On This Day Treaty of Versailles ends World War I

Treaty of Versailles

World War I officially ended with the signing of the Treaty of Versailles on June 28, 1919. Negotiated among the Allied powers with little participation by Germany, its 15 parts and 440 articles reassigned German boundaries and assigned liability for reparations. After strict enforcement for five years, the French assented to the modification of important provisions. Germany agreed to pay reparations under the Dawes Plan and the Young Plan, but those plans were cancelled in 1932, and Hitler’s rise to power and subsequent actions rendered moot the remaining terms of the treaty.

The treaty, negotiated between January and June 1919 in Paris, was written by the Allies with almost no participation by the Germans. The negotiations revealed a split between the French, who wanted to dismember Germany to make it impossible for it to renew war with France, and the British and Americans, who did not want to create pretexts for a new war. The eventual treaty included fifteen parts and 440 articles. Part I created the Covenant of the New League of Nations, which Germany was not allowed to join until 1926. Part II specified Germany’s new boundaries, giving Eupen-Malm[eacute]dy to Belgium, Alsace-Lorraine back to France, substantial eastern districts to Poland, Memel to Lithuania, and large portions of Schleswig to Denmark. Part III stipulated a demilitarized zone and separated the Saar from Germany for fifteen years. Part IV stripped Germany of all its colonies, and Part V reduced Germany’s armed forces to very low levels and prohibited Germany from possessing certain classes of weapons, while committing the Allies to eventual disarmament as well. Part VIII established Germany’s liability for reparations without stating a specific figure and began with Article 231, in which Germany accepted the responsibility of itself and its allies for the losses and damages of the Allies “as a consequence of the war imposed upon them by the aggression of Germany and her allies.” Part IX imposed numerous other financial obligations upon Germany.

The German government signed the treaty under protest. Right-wing German parties attacked it as a betrayal, and terrorists assassinated several politicians whom they considered responsible. The U.S. Senate refused to ratify the treaty, and the U.S. government took no responsibility for most of its provisions.

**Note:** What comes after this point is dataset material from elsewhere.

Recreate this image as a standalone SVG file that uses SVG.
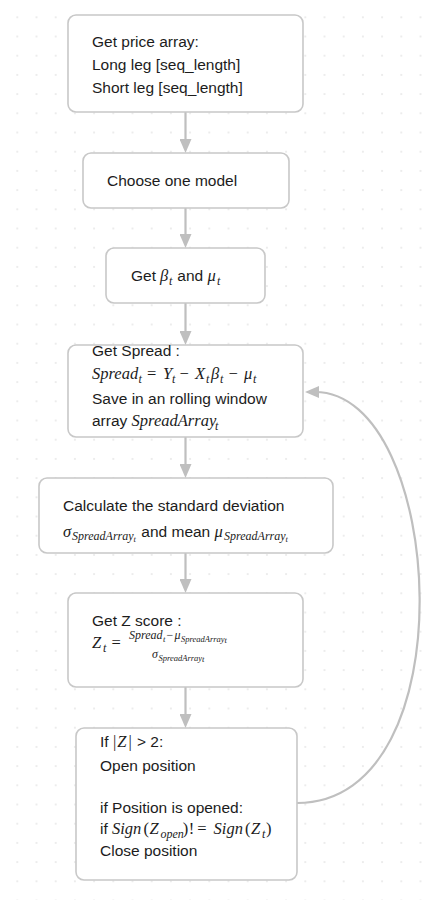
<svg xmlns="http://www.w3.org/2000/svg" width="431" height="900" viewBox="0 0 431 900">
<style>
.node rect{fill:#ffffff;stroke:#c8c8c8;stroke-width:1.6}
text{fill:#1c1c1c}
.s{font-family:"Liberation Sans",Arial,sans-serif;font-size:15.5px}
.m{font-family:"Liberation Serif","Times New Roman",serif;font-style:italic;font-size:16.5px}
.r{font-family:"Liberation Serif","Times New Roman",serif;font-size:16.5px}
.m1{font-family:"Liberation Serif","Times New Roman",serif;font-style:italic;font-size:12px}
.r1{font-family:"Liberation Serif","Times New Roman",serif;font-size:12px}
.m2{font-family:"Liberation Serif","Times New Roman",serif;font-style:italic;font-size:8.5px}
.conn path{fill:none;stroke:#bfbfbf;stroke-width:2.2}
</style>
<defs>
<pattern id="grid" patternUnits="userSpaceOnUse" x="7.7" y="7.7" width="19.2" height="19.2">
<circle cx="9.6" cy="9.6" r="0.8" fill="#d4d4d4"/>
</pattern>
<marker id="arr" markerUnits="userSpaceOnUse" markerWidth="14" markerHeight="12" viewBox="0 0 14 12" refX="4" refY="6" orient="auto">
<path d="M0,0 L14,6 L0,12 Z" fill="#bfbfbf"/>
</marker>
</defs>
<rect x="0" y="0" width="431" height="900" fill="#ffffff"/>
<rect x="0" y="0" width="431" height="900" fill="url(#grid)"/>

<g id="connectors" class="conn">
<path d="M185.5,112 L185.5,143" marker-end="url(#arr)"/>
<path d="M185.5,208 L185.5,238" marker-end="url(#arr)"/>
<path d="M185.5,303 L185.5,335" marker-end="url(#arr)"/>
<path d="M185.5,437 L185.5,468" marker-end="url(#arr)"/>
<path d="M185.5,553 L185.5,583" marker-end="url(#arr)"/>
<path d="M185.5,687 L185.5,718" marker-end="url(#arr)"/>
<path d="M297,803 C470,803 445,392 315,392" marker-end="url(#arr)"/>
</g>

<g id="node1" class="node">
<rect x="68" y="15" width="235" height="97" rx="8"/>
<text class="s" x="92" y="47">Get price array:</text>
<text class="s" x="92" y="70">Long leg [seq_length]</text>
<text class="s" x="92" y="93">Short leg [seq_length]</text>
</g>

<g id="node2" class="node">
<rect x="83" y="153" width="206" height="55" rx="8"/>
<text class="s" x="107" y="186">Choose one model</text>
</g>

<g id="node3" class="node">
<rect x="106" y="248" width="159" height="55" rx="8"/>
<text y="281"><tspan class="s" x="131">Get</tspan><tspan class="m" x="160">β</tspan><tspan class="m1" x="169" y="284.5">t</tspan><tspan class="s" x="177.3" y="281">and</tspan><tspan class="m" x="207.5">μ</tspan><tspan class="m1" x="217" y="284.5">t</tspan></text>
</g>

<g id="node4" class="node">
<rect x="68" y="345" width="235" height="92" rx="8"/>
<text class="s" x="92" y="356">Get Spread :</text>
<text y="379"><tspan class="m" x="92">Spread</tspan><tspan class="m1" x="138.5" y="382.5">t</tspan><tspan class="r" x="147" y="379">=</tspan><tspan class="m" x="163">Y</tspan><tspan class="m1" x="172" y="382.5">t</tspan><tspan class="r" x="179.5" y="379">−</tspan><tspan class="m" x="195">X</tspan><tspan class="m1" x="206" y="382.5">t</tspan><tspan class="m" x="211" y="379">β</tspan><tspan class="m1" x="220" y="382.5">t</tspan><tspan class="r" x="228.5" y="379">−</tspan><tspan class="m" x="244">μ</tspan><tspan class="m1" x="253" y="382.5">t</tspan></text>
<text class="s" x="92" y="403.5">Save in an rolling window</text>
<text y="426"><tspan class="s" x="92">array</tspan><tspan class="m" x="131.6">SpreadArray</tspan><tspan class="m1" x="215" y="429.5">t</tspan></text>
</g>

<g id="node5" class="node">
<rect x="39" y="478" width="294" height="75" rx="8"/>
<text class="s" x="63" y="510.5">Calculate the standard deviation</text>
<text y="537"><tspan class="m" x="63">σ</tspan><tspan class="m1" x="72" y="540">SpreadArray</tspan><tspan class="m2" x="133.5" y="542">t</tspan><tspan class="s" x="141.3" y="537">and mean</tspan><tspan class="m" x="214.5">μ</tspan><tspan class="m1" x="224" y="540">SpreadArray</tspan><tspan class="m2" x="285.5" y="542">t</tspan></text>
</g>

<g id="node6" class="node">
<rect x="68" y="593" width="235" height="94" rx="8"/>
<text class="s" x="92" y="626">Get Z score :</text>
<text y="648"><tspan class="m" x="92">Z</tspan><tspan class="m1" x="103" y="651.5">t</tspan><tspan class="r" x="111.5" y="648">=</tspan></text>
<text y="639"><tspan class="m1" x="129">Spread</tspan><tspan class="m2" x="163" y="641.5">t</tspan><tspan class="r1" x="166.5" y="639">−</tspan><tspan class="m1" x="174.5">μ</tspan><tspan class="m2" x="181" y="641.5">SpreadArray</tspan><tspan class="m2" x="224.5" y="643">t</tspan></text>
<text y="658"><tspan class="m1" x="152">σ</tspan><tspan class="m2" x="158.5" y="660.5">SpreadArray</tspan><tspan class="m2" x="202" y="662">t</tspan></text>
</g>

<g id="node7" class="node">
<rect x="76" y="728" width="221" height="152" rx="8"/>
<text y="747"><tspan class="s" x="100">If</tspan><tspan class="r" x="113">|</tspan><tspan class="m" x="117.3">Z</tspan><tspan class="r" x="128.4">|</tspan><tspan class="s" x="137">&gt; 2:</tspan></text>
<text class="s" x="100" y="770.5">Open position</text>
<text class="s" x="100" y="813">if Position is opened:</text>
<text y="834"><tspan class="s" x="100">if</tspan><tspan class="m" x="112">Sign</tspan><tspan class="r" x="143.4">(</tspan><tspan class="m" x="149.4">Z</tspan><tspan class="m1" x="160.5" y="837.5">open</tspan><tspan class="r" x="182.7" y="834">)</tspan><tspan class="r" x="188.7">!</tspan><tspan class="r" x="197.3">=</tspan><tspan class="m" x="213.6">Sign</tspan><tspan class="r" x="245">(</tspan><tspan class="m" x="251">Z</tspan><tspan class="m1" x="262" y="837.5">t</tspan><tspan class="r" x="266" y="834">)</tspan></text>
<text class="s" x="100" y="856">Close position</text>
</g>
</svg>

For five years the French and the Belgians tried to enforce the treaty quite rigorously, leading in 1922 to their occupation of the Ruhr. In 1924, however, Anglo-American financial pressure compelled France to scale down its goals and end the occupation, and the French, assented to modifying important provisions of the treaty in a series of new agreements. Germany in 1924 and 1929 agreed to pay reparations under the Dawes Plan and the Young Plan, but the depression led to the cancellation of reparations in 1932. The Allies evacuated the Rhineland in 1930. Germany violated many disarmament provisions of Part V during the 1920s, and Hitler denounced the treaty altogether in 1935. From March 1937 through March 1939, Hitler overturned the territorial provisions of the treaty with respect to Austria, Czechoslovakia, and Memel, with at least the tacit consent of the western powers. On September 1, 1939, he attacked Poland to alter that frontier, as well.

One can never know whether either rigorous Franco-British enforcement of the original treaty or a more generous treaty would have avoided a new war. Certainly the British and American governments after 1945 sought to avoid many of the problems that had been raised by the Treaty of Versailles, especially regarding reparations, and the division of Germany and the Cold War enabled them generously to rebuild the western zones and to integrate them into a western alliance without renewing fears of German aggression. Meanwhile, they deferred certain fundamental issues for so long that no formal peace treaty was ever written to end World War II.